One thing I have been doing is planning in attempt to get kickstarted on something. Anything! To that end I’ve discovered the wonder that is Trello – an online tool for project and task management. There are apps for every OS and they all sync together. I first heard of Trello on an episode of the Love To Sew podcast where Helen was waxing rhapsodic about it’s virtues for sewing plans. I kind of ignored that because I have my inventories of fabric and patterns (among other things) on my iPad in Sortly, which is an inventory app (now unfortunately subscription-based but I have a legacy access) and OneNote on the desktop, which I use as a whiteboard posting inspiration/pattern photos and jotting notes. I didn’t want to start all over again with yet another app that required me to input a bunch of data. Also Sortly has the advantage that its files are available to me offline so for example I can use my iPad to check pattern requirements for fabric yardages while in the store. So I wasn’t going to use Trello for inventory purposes.

However, Trello is much better than OneNote for planning! Much, much better. And the free level has all the tools and capacity that I need. Yay! Basically, you have “boards” that contain “lists” which in turn contain “cards”. Each card has a “front” side with its name and perhaps a cover photo, tags, dates, and progress. You can move the cards around in the list or from list to list or archive them if they’re no longer needed and they look nice and neatly lined up for you. When you click on the card, the “back” comes up and has space for all kinds of information. You can add details, tags, attach files and photos, dates, checklists and links. If you are working with someone else or a whole team you can allow everyone access to edit and comment. Pretty powerful stuff.

I’ve been setting up cards with photos of the pattern and any inspirational pictures, proposed fabric photos (copied from my Sortly inventory), notes, tags, Date Started and Date Finished fields, and a checklist so I can mark off steps like Pattern Printed, Fitting Changes, Cut Out etc. I love that I can link relevant tutorials and sewalongs directly into the Notes field so I can easily just click on them to bring up the website. You can also relate one card to another and attach the pattern’s PDFs if you want to keep them all in one place. I haven’t bothered though. To sum up, Trello is simple to use and very satisfying for an organisation junkie like myself. Helen has a great tutorial on how she uses it in a slightly different way on her blog so you can at least get a feel for what it looks like. You’re welcome.

One item I added to my Trello sewing board is a refashion/repair list. On it there is this top, which I made in 2013.
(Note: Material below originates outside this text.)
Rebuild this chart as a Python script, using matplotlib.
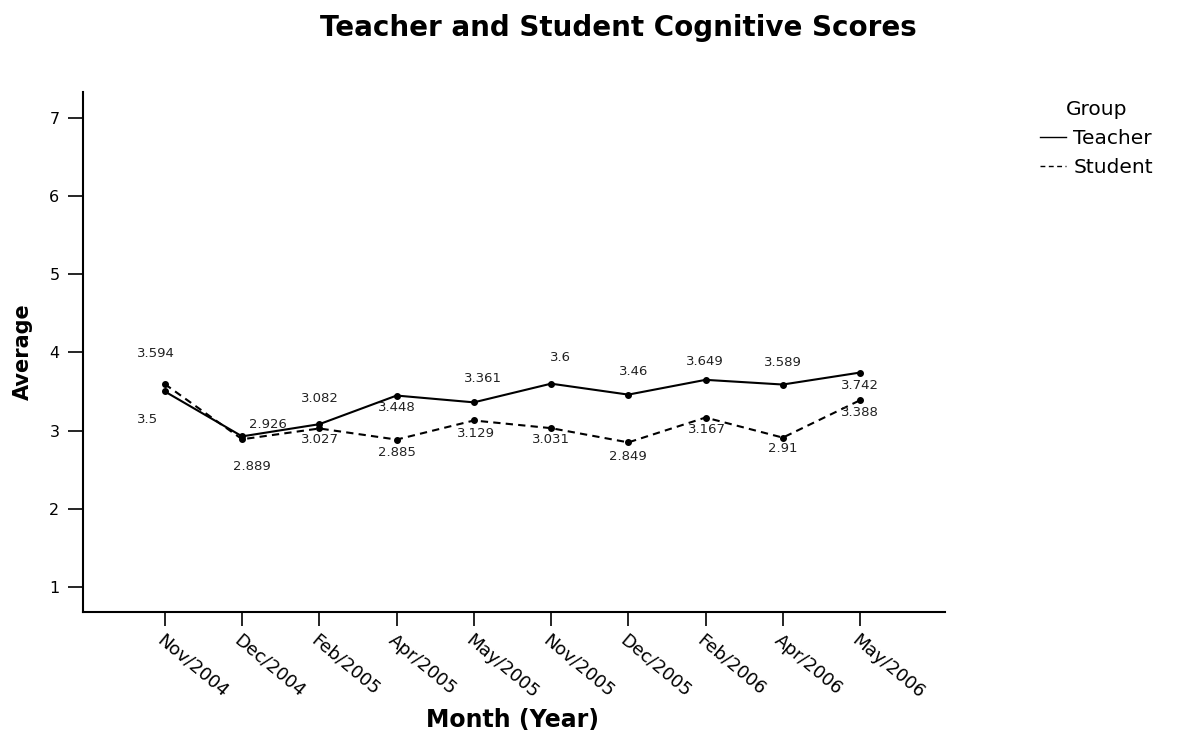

Anthropologie Knock-Off Top

It’s made from a patchwork of fabrics of various types and although it’s looking a bit faded here and there, I thought it was still wearable. Until I looked closer.

Back of the top
Closer still

See the holes? There are more on the other shoulder and at the back of the neck. This rayon is toast! I’ve always been fond of rayon with it’s drape and ease of sewing but I realise it has problematic origins as a fibre. And now I’m convinced that it really doesn’t hold up well enough over the long term. And I keep my clothes as long as I possibly can. So, what to do? I think I’m going to practice some Visible Mending and boro-stitch patches over the worst areas. We’ll see if that holds it for awhile longer. Unfortunately another rayon shirt I made in 2011 didn’t make it.

Rayon Batik Shirt
Holes, holes and more holes

The fabric is completely disintegrating! There are holes all over which amazes me actually because I don’t remember seeing them when I ironed this shirt last before it went into my storage closet with the summer clothes over the winter. Nothing else besides these two garments had holes. Definitely the rayon is the only fabric affected. Interesting. Oh my! I just had a thought! We have had a recent infestation of silverfish in the house! I’ve worked hard and have got the population way down with major cleaning and diatomaceous earth applications but it’s pretty hard to eliminate the beasts entirely. They are devilish fast and very smart and, yes, they love sugars and starches. Paper is a favourite diet item. Rayon is made from wood pulp the same as paper. Doh! That’s it! Mystery solved. Okay, I’m most definitely not planning to buy any rayon fabric in the future. I’ll stick with my favourite fibres, linen and wool, as much as possible. And of course it’s hard to avoid cotton. But meanwhile I have a stash that needs to be cut up and sewn together. Using some of those plans I’ve been working on.